### [MATERIAL SHOWN]
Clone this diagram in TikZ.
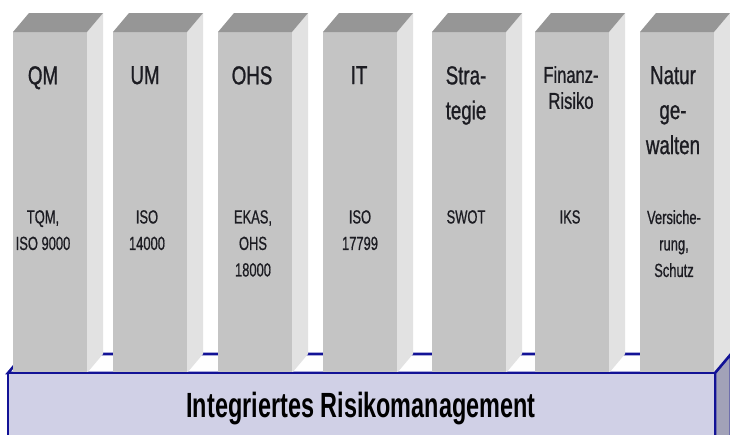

* * *

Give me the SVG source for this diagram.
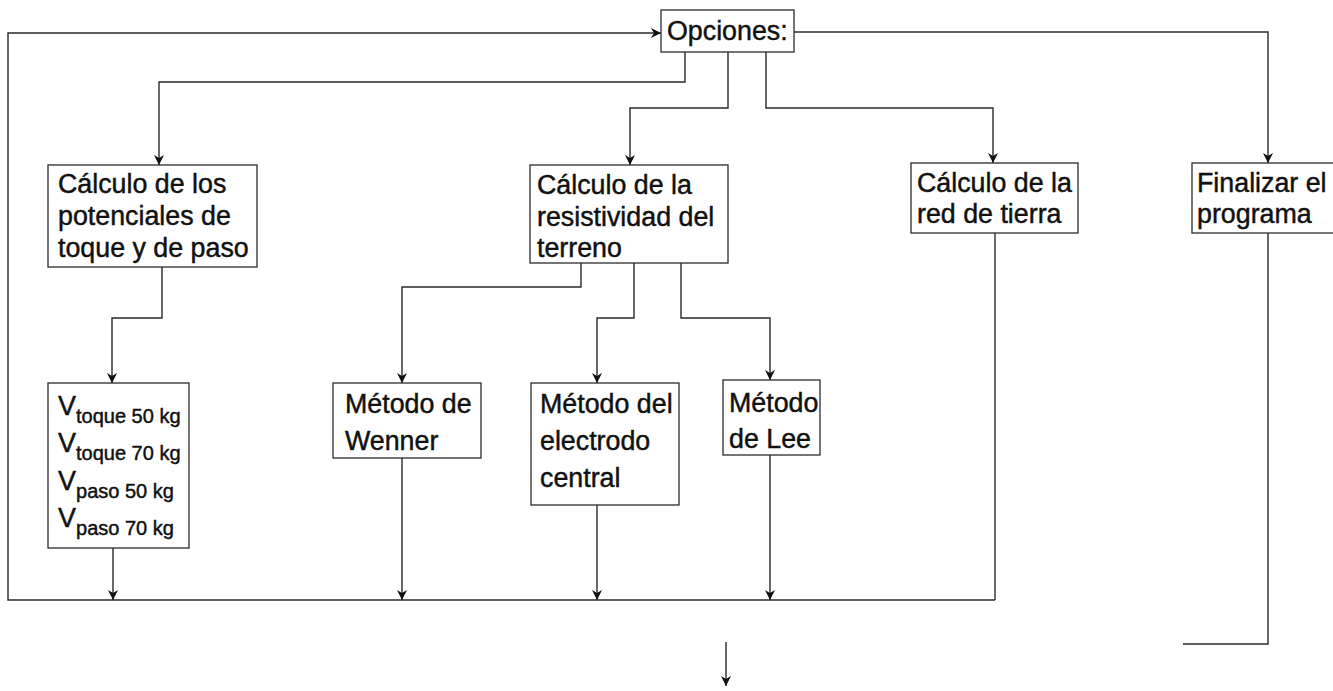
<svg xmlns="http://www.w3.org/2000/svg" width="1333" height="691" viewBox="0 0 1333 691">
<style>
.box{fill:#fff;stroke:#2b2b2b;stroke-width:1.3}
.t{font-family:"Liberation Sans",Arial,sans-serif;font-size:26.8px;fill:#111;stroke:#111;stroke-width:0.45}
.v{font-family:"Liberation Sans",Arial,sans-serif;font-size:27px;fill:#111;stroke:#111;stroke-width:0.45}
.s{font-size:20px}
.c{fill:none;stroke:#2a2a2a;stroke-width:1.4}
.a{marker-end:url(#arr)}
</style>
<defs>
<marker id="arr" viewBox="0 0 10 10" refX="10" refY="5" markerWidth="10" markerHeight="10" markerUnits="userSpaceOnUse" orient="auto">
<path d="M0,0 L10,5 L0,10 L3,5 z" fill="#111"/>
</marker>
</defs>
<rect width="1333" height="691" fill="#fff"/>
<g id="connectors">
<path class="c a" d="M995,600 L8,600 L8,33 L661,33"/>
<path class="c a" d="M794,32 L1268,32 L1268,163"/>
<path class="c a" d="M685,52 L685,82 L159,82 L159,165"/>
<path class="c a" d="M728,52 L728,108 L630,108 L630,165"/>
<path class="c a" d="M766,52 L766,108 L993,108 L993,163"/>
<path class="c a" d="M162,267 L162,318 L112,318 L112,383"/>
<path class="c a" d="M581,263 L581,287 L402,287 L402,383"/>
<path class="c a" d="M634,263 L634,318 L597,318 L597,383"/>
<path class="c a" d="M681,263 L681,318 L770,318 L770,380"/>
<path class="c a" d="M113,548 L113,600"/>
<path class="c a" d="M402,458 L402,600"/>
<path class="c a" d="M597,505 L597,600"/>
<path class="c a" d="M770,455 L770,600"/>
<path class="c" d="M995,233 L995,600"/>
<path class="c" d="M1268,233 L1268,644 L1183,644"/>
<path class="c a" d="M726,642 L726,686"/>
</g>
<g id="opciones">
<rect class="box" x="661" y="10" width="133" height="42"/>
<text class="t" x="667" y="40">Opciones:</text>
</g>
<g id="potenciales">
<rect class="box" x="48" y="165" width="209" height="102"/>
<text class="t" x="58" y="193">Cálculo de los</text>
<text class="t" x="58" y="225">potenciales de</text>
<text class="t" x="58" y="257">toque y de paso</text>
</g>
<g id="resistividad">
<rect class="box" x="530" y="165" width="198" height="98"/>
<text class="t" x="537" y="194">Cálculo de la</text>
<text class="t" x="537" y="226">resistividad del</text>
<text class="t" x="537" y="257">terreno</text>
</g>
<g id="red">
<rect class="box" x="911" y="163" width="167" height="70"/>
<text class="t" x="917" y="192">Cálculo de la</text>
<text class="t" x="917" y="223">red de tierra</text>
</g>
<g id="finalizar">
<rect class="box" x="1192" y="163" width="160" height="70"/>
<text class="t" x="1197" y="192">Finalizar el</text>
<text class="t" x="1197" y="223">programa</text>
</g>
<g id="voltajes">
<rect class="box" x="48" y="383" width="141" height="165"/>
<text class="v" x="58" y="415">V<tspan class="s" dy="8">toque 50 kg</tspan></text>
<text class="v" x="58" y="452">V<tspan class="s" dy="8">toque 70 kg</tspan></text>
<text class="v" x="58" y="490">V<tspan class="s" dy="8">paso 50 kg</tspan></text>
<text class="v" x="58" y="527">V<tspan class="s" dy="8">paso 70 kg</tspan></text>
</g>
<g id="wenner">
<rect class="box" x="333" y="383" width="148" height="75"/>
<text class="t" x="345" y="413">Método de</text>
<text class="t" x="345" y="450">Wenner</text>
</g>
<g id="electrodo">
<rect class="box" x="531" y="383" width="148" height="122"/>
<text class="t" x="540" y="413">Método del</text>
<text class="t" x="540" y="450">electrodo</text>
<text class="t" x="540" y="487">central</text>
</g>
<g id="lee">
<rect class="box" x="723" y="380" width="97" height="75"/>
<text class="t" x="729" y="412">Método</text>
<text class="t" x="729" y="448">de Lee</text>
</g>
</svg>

...

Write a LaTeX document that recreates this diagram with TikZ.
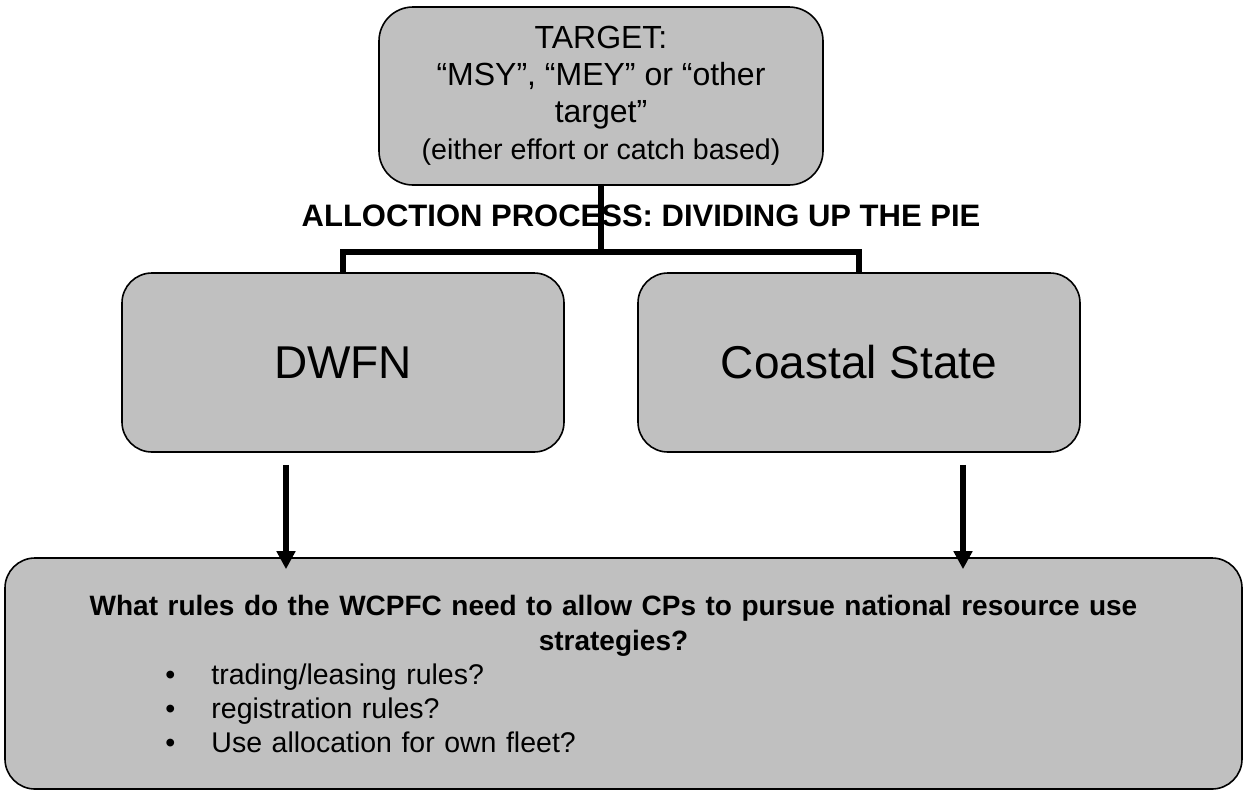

### [EXERCISE DIRECTIONS]
Check each line of the records for the word "TikZ", and show the lines that contain it.

### [IN RESPONSE]
Clone this diagram in TikZ.
Write a LaTeX document that recreates this diagram with TikZ.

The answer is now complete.